OBJECTIVE: Your task is to copy every line of the entries that contains "this".

Charts and diagrams as code

--- --- ---

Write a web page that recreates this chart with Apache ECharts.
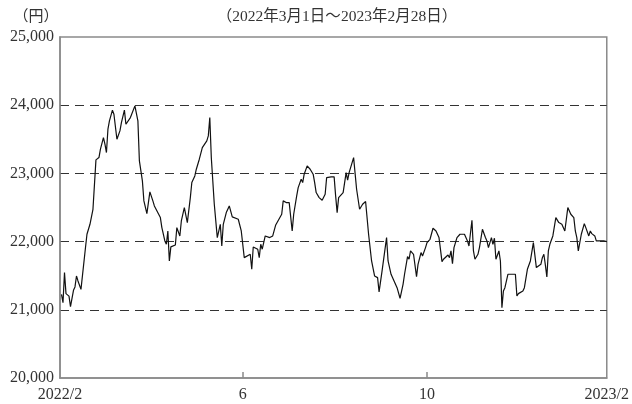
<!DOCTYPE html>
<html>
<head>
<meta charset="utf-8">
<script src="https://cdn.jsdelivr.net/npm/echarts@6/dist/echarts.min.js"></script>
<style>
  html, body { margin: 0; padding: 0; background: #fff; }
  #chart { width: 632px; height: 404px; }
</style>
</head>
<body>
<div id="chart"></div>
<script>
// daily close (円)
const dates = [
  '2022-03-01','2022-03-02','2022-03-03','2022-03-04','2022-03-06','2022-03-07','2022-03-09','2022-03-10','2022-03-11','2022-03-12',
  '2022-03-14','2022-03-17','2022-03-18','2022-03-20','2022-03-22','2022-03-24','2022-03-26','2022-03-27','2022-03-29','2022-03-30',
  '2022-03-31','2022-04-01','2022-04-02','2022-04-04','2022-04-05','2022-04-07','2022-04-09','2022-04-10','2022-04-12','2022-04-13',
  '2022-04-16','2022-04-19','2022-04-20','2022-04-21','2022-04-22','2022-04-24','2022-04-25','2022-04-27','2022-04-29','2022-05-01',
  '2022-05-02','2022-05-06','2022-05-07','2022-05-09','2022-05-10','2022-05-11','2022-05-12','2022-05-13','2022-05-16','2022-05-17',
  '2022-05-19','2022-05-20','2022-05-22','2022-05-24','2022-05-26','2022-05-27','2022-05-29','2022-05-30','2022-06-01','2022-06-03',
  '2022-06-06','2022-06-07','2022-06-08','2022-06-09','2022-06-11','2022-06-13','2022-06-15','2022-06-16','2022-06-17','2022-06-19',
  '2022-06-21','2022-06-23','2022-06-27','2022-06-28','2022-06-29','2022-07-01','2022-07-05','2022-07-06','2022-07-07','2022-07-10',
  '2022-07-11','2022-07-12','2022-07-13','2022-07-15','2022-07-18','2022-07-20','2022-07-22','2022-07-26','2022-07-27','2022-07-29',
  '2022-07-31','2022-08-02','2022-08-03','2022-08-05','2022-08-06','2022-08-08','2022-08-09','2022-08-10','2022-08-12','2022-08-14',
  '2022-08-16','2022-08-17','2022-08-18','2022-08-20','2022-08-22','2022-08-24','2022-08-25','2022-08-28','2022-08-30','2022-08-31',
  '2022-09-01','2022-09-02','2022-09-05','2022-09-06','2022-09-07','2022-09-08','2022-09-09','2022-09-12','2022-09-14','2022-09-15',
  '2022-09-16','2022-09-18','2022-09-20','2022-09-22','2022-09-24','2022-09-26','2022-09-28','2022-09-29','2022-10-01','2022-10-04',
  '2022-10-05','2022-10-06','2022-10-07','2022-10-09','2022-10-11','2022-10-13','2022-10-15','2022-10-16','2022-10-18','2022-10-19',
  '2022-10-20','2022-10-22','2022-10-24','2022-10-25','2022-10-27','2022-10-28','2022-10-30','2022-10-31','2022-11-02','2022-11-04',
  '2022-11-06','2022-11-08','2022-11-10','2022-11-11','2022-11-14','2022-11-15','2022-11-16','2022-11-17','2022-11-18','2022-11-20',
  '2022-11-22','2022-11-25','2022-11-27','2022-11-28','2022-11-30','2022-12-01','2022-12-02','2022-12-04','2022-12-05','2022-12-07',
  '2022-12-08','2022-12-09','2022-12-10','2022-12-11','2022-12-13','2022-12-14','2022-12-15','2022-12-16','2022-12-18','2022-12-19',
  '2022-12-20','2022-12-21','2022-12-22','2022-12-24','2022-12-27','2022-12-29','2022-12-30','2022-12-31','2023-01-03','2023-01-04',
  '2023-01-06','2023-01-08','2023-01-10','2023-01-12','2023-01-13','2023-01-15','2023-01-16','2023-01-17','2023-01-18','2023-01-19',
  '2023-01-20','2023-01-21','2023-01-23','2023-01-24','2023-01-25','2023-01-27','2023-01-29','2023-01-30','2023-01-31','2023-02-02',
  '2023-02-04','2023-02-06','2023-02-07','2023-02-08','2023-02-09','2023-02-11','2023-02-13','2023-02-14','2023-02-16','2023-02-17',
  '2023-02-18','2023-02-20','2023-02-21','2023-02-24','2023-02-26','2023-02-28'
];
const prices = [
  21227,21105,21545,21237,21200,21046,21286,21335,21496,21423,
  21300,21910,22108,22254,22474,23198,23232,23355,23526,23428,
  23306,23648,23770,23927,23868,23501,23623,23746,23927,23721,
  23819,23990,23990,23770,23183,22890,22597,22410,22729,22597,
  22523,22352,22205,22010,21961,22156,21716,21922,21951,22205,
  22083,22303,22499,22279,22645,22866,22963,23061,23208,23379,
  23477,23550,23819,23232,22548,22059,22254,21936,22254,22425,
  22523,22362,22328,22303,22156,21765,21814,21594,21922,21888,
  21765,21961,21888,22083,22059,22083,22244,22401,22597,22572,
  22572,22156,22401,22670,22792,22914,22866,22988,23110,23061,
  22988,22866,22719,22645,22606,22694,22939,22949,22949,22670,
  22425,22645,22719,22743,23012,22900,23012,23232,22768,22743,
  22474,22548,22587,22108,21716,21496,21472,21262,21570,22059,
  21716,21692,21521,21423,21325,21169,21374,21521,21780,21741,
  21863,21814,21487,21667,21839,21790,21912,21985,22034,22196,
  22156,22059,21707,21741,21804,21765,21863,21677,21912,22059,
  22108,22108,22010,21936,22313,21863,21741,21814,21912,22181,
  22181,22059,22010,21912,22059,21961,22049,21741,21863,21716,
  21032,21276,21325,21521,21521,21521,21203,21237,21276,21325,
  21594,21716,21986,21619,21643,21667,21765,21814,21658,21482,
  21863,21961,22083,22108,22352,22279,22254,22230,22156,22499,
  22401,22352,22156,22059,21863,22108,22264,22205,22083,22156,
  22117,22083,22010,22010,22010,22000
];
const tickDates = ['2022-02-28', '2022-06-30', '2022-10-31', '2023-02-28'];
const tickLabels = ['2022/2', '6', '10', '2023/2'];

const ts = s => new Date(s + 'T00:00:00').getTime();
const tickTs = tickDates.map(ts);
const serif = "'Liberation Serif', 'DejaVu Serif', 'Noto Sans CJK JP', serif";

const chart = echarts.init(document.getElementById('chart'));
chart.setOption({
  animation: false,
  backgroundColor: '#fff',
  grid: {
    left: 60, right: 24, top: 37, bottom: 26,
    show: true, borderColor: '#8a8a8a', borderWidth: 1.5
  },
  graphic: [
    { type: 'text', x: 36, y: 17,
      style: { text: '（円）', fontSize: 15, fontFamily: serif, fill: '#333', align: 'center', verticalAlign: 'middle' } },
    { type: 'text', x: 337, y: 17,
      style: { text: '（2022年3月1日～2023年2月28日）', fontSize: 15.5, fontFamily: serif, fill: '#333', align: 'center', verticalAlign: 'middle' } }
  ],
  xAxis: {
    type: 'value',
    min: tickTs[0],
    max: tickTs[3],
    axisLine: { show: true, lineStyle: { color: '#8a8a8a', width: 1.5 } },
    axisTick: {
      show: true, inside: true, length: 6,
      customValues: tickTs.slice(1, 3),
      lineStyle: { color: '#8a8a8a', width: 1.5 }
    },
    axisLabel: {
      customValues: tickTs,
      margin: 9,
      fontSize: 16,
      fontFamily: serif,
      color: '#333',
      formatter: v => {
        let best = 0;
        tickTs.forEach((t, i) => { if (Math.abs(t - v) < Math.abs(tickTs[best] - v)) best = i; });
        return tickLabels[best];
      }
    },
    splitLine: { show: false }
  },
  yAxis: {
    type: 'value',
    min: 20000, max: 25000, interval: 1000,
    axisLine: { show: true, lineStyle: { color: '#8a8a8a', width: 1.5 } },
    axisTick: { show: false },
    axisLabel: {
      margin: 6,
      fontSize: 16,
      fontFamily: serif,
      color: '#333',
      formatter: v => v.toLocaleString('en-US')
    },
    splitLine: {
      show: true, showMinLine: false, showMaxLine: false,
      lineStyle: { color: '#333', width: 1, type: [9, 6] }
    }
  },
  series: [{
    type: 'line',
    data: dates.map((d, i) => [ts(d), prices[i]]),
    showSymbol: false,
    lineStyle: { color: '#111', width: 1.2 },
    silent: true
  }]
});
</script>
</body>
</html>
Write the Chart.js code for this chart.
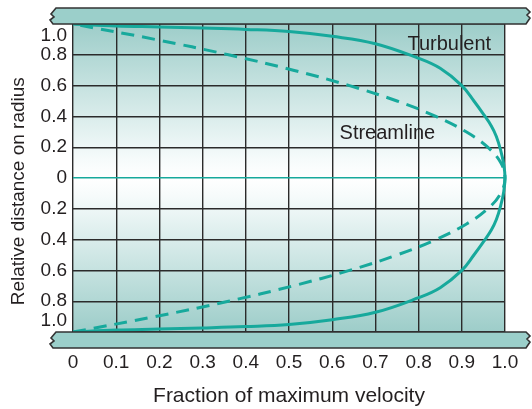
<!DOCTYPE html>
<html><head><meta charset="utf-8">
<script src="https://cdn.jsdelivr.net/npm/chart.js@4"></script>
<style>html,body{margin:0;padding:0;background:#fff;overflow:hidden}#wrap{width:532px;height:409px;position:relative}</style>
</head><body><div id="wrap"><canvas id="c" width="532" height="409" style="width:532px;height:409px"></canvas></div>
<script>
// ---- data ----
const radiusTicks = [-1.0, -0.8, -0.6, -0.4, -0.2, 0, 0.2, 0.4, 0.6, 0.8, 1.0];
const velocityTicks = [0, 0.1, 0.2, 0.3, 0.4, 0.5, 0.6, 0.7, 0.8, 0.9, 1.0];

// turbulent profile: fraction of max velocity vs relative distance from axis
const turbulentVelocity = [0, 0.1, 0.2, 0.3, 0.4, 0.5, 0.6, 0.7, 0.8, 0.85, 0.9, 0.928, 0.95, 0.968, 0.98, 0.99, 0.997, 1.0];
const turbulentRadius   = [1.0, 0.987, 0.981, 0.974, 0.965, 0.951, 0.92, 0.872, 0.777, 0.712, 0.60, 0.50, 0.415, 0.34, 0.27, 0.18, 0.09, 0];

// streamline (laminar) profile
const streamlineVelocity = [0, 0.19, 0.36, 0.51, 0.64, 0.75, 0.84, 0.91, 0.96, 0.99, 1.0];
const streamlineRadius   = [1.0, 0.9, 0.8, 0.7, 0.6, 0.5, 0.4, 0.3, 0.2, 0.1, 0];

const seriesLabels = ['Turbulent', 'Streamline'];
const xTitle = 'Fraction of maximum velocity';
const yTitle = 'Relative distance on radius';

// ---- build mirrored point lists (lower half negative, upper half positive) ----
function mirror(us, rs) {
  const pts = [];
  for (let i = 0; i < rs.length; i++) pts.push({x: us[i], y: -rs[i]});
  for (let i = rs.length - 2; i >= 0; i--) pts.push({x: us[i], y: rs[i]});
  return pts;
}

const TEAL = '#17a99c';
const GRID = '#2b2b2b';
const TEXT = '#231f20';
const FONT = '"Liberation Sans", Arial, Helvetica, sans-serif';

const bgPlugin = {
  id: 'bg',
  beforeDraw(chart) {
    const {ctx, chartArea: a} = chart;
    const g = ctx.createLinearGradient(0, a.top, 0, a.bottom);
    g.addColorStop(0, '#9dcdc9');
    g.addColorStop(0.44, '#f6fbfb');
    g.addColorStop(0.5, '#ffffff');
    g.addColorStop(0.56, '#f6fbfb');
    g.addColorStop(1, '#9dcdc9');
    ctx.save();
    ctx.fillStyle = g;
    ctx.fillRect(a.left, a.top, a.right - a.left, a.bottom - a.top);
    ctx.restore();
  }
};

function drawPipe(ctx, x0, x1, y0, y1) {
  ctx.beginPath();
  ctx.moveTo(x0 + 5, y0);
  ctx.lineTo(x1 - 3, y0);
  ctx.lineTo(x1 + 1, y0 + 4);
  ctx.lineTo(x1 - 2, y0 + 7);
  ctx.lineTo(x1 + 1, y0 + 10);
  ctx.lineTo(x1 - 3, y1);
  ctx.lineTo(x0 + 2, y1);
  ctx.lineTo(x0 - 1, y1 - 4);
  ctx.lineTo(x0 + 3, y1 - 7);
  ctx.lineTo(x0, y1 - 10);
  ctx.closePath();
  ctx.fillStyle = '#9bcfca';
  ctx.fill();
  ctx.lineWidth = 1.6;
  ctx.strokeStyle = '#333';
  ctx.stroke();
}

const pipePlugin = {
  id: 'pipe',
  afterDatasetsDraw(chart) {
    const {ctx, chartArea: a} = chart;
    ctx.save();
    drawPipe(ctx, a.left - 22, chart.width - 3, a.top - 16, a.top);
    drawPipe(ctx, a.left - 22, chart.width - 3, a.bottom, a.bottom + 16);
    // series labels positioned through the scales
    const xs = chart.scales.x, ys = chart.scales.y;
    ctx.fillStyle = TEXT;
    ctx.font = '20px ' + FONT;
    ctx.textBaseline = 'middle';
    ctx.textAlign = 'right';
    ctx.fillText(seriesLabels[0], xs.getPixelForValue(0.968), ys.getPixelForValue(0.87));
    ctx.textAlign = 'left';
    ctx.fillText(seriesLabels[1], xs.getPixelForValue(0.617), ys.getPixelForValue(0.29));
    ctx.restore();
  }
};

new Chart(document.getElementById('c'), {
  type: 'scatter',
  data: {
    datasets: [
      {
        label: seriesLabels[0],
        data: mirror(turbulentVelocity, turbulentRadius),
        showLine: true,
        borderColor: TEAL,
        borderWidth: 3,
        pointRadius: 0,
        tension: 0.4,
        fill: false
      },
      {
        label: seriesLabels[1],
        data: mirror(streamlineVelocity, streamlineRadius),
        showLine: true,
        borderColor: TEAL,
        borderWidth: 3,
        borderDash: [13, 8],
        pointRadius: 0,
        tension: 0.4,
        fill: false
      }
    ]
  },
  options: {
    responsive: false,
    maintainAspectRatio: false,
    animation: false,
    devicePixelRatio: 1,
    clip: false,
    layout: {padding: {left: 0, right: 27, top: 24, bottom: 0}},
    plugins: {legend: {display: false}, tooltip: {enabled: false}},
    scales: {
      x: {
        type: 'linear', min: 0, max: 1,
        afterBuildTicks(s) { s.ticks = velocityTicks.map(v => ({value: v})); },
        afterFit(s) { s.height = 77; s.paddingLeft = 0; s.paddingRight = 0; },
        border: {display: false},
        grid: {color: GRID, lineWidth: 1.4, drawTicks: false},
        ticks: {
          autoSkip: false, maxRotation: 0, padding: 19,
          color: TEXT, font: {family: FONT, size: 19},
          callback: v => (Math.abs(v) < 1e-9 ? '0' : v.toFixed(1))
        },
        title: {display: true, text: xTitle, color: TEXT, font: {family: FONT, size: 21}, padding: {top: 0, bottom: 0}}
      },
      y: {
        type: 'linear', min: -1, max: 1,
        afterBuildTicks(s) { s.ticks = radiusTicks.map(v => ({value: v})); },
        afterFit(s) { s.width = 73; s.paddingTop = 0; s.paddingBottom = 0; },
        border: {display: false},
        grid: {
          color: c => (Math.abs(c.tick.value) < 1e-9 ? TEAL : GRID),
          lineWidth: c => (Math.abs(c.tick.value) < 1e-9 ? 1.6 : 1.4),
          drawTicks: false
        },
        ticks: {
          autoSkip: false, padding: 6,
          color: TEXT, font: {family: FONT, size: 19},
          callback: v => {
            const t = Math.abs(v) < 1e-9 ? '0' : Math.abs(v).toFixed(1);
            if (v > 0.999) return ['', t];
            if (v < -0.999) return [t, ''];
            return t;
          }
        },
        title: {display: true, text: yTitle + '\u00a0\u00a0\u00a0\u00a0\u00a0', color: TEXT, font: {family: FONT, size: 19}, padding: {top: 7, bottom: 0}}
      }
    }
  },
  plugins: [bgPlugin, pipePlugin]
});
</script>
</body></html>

--- --- ---

ANSWER:
Write a web page that recreates this chart with Apache ECharts.
Write the Chart.js code for this chart.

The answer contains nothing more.